Final answer:
Using the combination formula C(9, 4), which is derived as 9!/(4!(9-4)!), we find that there are 126 different ways for 4 out of 9 people to answer four phone lines.
Step-by-step explanation:
The question requires us to determine how many groups of 4 people can answer four different phone lines if there are 9 people in an office. This is a combinatorial problem that can be solved by using the combinations formula: C(n, k) = n! / (k!(n-k)!), where n is the total number of items, k is the number of items to choose, and ! denotes factorial. In this case, n equals 9 (the number of people) and k equals 4 (the phone lines to be answered).
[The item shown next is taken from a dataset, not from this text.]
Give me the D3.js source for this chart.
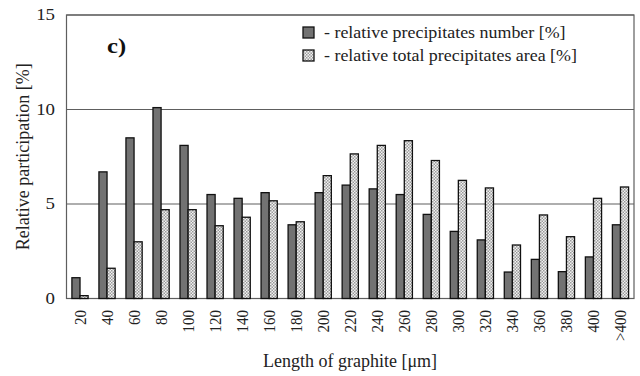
<!DOCTYPE html>
<html>
<head>
<meta charset="utf-8">
<script src="https://cdn.jsdelivr.net/npm/d3@7"></script>
<style>
  body { margin: 0; background: #fff; }
  svg { display: block; font-family: "Liberation Serif", "DejaVu Serif", serif; }
</style>
</head>
<body>
<svg width="640" height="376"></svg>
<script>
const categories = ["20", "40", "60", "80", "100", "120", "140", "160", "180", "200", "220",
  "240", "260", "280", "300", "320", "340", "360", "380", "400", ">400"]
const numberValues = [1.1, 6.7, 8.5, 10.1, 8.1, 5.5, 5.3, 5.6, 3.9, 5.6, 6.0,
  5.8, 5.5, 4.45, 3.55, 3.1, 1.4, 2.07, 1.42, 2.2, 3.9]
const areaValues = [0.15, 1.6, 3.0, 4.7, 4.7, 3.85, 4.3, 5.17, 4.06, 6.5, 7.65,
  8.1, 8.35, 7.3, 6.25, 5.85, 2.83, 4.42, 3.27, 5.3, 5.9]
const yTicks = [0, 5, 10, 15]
const seriesNames = ["- relative precipitates number [%]", "- relative total precipitates area [%]"]

const LEFT = 66.5, RIGHT = 634, TOP = 15, BOTTOM = 298.5
// the scanned figure is a bit wider than tall, so text glyphs are stretched
const STRETCH = 1.18

const svg = d3.select("svg")

// checkered fill for the area series
const defs = svg.append("defs")
const pat = defs.append("pattern")
  .attr("id", "checker")
  .attr("width", 3).attr("height", 3)
  .attr("patternUnits", "userSpaceOnUse")
pat.append("rect").attr("width", 3).attr("height", 3).attr("fill", "#f2f2f2")
pat.append("rect").attr("width", 1.5).attr("height", 1.5).attr("fill", "#9a9a9a")
pat.append("rect").attr("x", 1.5).attr("y", 1.5).attr("width", 1.5).attr("height", 1.5).attr("fill", "#9a9a9a")

const x = d3.scaleBand().domain(categories).range([LEFT, RIGHT]).paddingInner(0.4).paddingOuter(0.2)
const y = d3.scaleLinear().domain([0, 15]).range([BOTTOM, TOP])

// gridlines
svg.append("g")
  .selectAll("line")
  .data(yTicks.filter((t) => t > 0))
  .enter()
  .append("line")
  .attr("x1", LEFT).attr("x2", RIGHT)
  .attr("y1", (d) => y(d)).attr("y2", (d) => y(d))
  .attr("stroke", "#5e5e5e").attr("stroke-width", 1.2)

// frame
svg.append("rect")
  .attr("x", LEFT).attr("y", TOP)
  .attr("width", RIGHT - LEFT).attr("height", BOTTOM - TOP)
  .attr("fill", "none").attr("stroke", "#5e5e5e").attr("stroke-width", 1.2)

// y tick labels
svg.append("g")
  .selectAll("text")
  .data(yTicks)
  .enter()
  .append("text")
  .attr("transform", (d) => `translate(55,${y(d) + 5}) scale(${STRETCH},1)`)
  .attr("text-anchor", "end")
  .attr("font-size", 16)
  .attr("fill", "#222")
  .text((d) => d)

// bars
const bw = x.bandwidth() / 2
svg.append("g")
  .selectAll("rect")
  .data(numberValues)
  .enter()
  .append("rect")
  .attr("x", (d, i) => x(categories[i]))
  .attr("y", (d) => y(d))
  .attr("width", bw)
  .attr("height", (d) => BOTTOM - y(d))
  .attr("fill", "#727272")
  .attr("stroke", "#111").attr("stroke-width", 1.3)

svg.append("g")
  .selectAll("rect")
  .data(areaValues)
  .enter()
  .append("rect")
  .attr("x", (d, i) => x(categories[i]) + bw)
  .attr("y", (d) => y(d))
  .attr("width", bw)
  .attr("height", (d) => BOTTOM - y(d))
  .attr("fill", "url(#checker)")
  .attr("stroke", "#111").attr("stroke-width", 1.3)

// x tick labels, rotated
svg.append("g")
  .selectAll("text")
  .data(categories)
  .enter()
  .append("text")
  .attr("transform", (d) => `translate(${x(d) + x.bandwidth() / 2 + 6},${310}) rotate(-90) scale(1,${STRETCH})`)
  .attr("text-anchor", "end")
  .attr("font-size", 15)
  .attr("fill", "#222")
  .text((d) => d)

// axis titles
svg.append("text")
  .attr("transform", `translate(29,${(TOP + BOTTOM) / 2}) rotate(-90)`)
  .attr("text-anchor", "middle")
  .attr("font-size", 18)
  .attr("fill", "#222")
  .text("Relative participation [%]")

svg.append("text")
  .attr("x", 350).attr("y", 367)
  .attr("text-anchor", "middle")
  .attr("font-size", 18)
  .attr("fill", "#222")
  .text("Length of graphite [μm]")

// panel label
svg.append("text")
  .attr("transform", `translate(107,53) scale(1.12,1)`)
  .attr("font-size", 22).attr("font-weight", "bold")
  .attr("fill", "#111")
  .text("c)")

// legend
const legend = svg.append("g")
seriesNames.forEach((name, i) => {
  legend.append("rect")
    .attr("x", 303).attr("y", 27 + i * 23)
    .attr("width", 11).attr("height", 11)
    .attr("fill", i === 0 ? "#727272" : "url(#checker)")
    .attr("stroke", "#111").attr("stroke-width", 1.3)
  legend.append("text")
    .attr("transform", `translate(324,${38 + i * 23}) scale(1.12,1)`)
    .attr("font-size", 16)
    .attr("fill", "#222")
    .text(name)
})
</script>
</body>
</html>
To find the number of combinations of 9 people taken 4 at a time, we calculate C(9, 4):
- First, calculate the factorial for each relevant number: 9! = 9×8×7×6×5×4×3×2×1 = 362,880 and 4! = 4×3×2×1 = 24.
- Subtract the number of items to choose from the total number of items, then find the factorial: (9-4)! = 5! = 5×4×3×2×1 = 120.
- Divide 9! by the product of 4! and 5!: 362,880 / (24 × 120) = 362,880 / 2,880 = 126.
Therefore, there are 126 different ways in which 4 out of 9 people can answer 4 different phone lines.